§ **WHAT TO DO**
Could the lines from the start of the data through the line with "87.5, 89.8, 92.7, 95, 96.5, 98.2]" be set down exactly, with no pictures among them?

## Start COLLECTED MATERIAL

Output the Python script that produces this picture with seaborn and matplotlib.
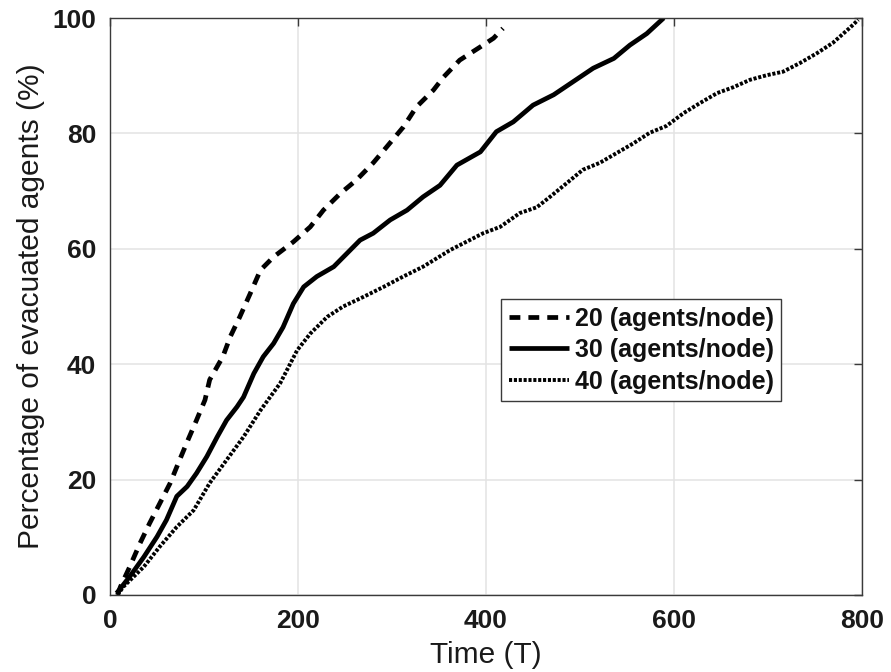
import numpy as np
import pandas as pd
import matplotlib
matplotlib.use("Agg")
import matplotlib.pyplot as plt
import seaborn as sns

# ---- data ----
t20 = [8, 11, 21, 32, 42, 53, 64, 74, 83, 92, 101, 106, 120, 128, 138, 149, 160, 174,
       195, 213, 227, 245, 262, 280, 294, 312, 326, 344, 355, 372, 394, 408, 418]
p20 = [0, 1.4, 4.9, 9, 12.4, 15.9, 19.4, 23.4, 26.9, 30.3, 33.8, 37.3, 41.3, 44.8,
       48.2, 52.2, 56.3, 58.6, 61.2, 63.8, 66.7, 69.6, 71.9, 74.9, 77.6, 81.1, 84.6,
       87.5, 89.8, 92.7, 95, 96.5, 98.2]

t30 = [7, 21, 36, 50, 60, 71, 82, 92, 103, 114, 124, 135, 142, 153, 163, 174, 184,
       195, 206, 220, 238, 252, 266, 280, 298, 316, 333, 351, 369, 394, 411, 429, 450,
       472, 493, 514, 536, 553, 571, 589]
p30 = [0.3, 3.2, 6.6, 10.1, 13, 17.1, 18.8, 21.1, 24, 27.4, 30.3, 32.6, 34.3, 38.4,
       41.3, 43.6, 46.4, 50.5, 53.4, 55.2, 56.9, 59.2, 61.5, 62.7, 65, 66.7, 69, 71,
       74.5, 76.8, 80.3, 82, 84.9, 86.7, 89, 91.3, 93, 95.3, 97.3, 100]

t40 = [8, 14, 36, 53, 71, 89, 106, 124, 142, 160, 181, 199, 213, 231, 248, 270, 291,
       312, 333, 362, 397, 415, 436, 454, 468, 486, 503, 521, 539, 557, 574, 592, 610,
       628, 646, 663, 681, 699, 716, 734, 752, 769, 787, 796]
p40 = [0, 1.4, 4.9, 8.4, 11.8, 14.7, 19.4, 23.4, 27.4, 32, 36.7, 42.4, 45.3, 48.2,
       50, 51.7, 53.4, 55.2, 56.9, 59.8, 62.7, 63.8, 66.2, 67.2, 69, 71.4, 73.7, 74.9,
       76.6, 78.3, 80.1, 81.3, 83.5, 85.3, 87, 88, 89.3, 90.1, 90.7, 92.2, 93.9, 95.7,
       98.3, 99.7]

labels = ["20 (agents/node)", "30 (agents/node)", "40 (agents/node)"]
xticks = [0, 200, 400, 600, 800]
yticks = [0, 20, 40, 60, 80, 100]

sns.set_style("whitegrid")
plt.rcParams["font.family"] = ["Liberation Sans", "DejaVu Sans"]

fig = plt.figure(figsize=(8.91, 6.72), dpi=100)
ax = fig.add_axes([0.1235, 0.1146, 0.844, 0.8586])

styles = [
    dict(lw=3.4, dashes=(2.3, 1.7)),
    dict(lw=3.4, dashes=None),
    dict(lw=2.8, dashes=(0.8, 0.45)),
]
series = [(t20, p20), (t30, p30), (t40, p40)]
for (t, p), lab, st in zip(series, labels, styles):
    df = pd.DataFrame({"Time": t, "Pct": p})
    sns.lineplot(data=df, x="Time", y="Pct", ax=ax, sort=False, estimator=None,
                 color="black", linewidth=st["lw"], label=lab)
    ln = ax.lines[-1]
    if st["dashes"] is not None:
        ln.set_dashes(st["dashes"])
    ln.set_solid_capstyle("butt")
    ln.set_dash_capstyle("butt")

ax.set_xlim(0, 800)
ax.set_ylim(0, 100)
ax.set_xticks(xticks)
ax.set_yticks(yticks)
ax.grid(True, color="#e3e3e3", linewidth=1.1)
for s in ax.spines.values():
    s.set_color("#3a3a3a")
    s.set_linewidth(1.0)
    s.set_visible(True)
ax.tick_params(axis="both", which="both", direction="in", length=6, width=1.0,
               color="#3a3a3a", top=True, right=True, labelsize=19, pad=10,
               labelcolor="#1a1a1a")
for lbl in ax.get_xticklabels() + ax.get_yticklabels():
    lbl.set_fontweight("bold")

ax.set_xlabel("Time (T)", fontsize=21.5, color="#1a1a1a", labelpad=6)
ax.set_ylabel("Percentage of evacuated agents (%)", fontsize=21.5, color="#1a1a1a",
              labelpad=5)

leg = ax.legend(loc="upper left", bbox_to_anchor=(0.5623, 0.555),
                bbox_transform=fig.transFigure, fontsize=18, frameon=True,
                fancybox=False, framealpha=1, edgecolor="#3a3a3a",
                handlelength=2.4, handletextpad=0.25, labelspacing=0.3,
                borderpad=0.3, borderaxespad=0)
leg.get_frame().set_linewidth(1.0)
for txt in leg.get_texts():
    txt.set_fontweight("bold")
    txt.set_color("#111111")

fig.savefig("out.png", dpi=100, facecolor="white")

## End COLLECTED MATERIAL

§ **WORKED ANSWER**
Output the Python script that produces this picture with seaborn and matplotlib.
import numpy as np
import pandas as pd
import matplotlib
matplotlib.use("Agg")
import matplotlib.pyplot as plt
import seaborn as sns

# ---- data ----
t20 = [8, 11, 21, 32, 42, 53, 64, 74, 83, 92, 101, 106, 120, 128, 138, 149, 160, 174,
       195, 213, 227, 245, 262, 280, 294, 312, 326, 344, 355, 372, 394, 408, 418]
p20 = [0, 1.4, 4.9, 9, 12.4, 15.9, 19.4, 23.4, 26.9, 30.3, 33.8, 37.3, 41.3, 44.8,
       48.2, 52.2, 56.3, 58.6, 61.2, 63.8, 66.7, 69.6, 71.9, 74.9, 77.6, 81.1, 84.6,
       87.5, 89.8, 92.7, 95, 96.5, 98.2]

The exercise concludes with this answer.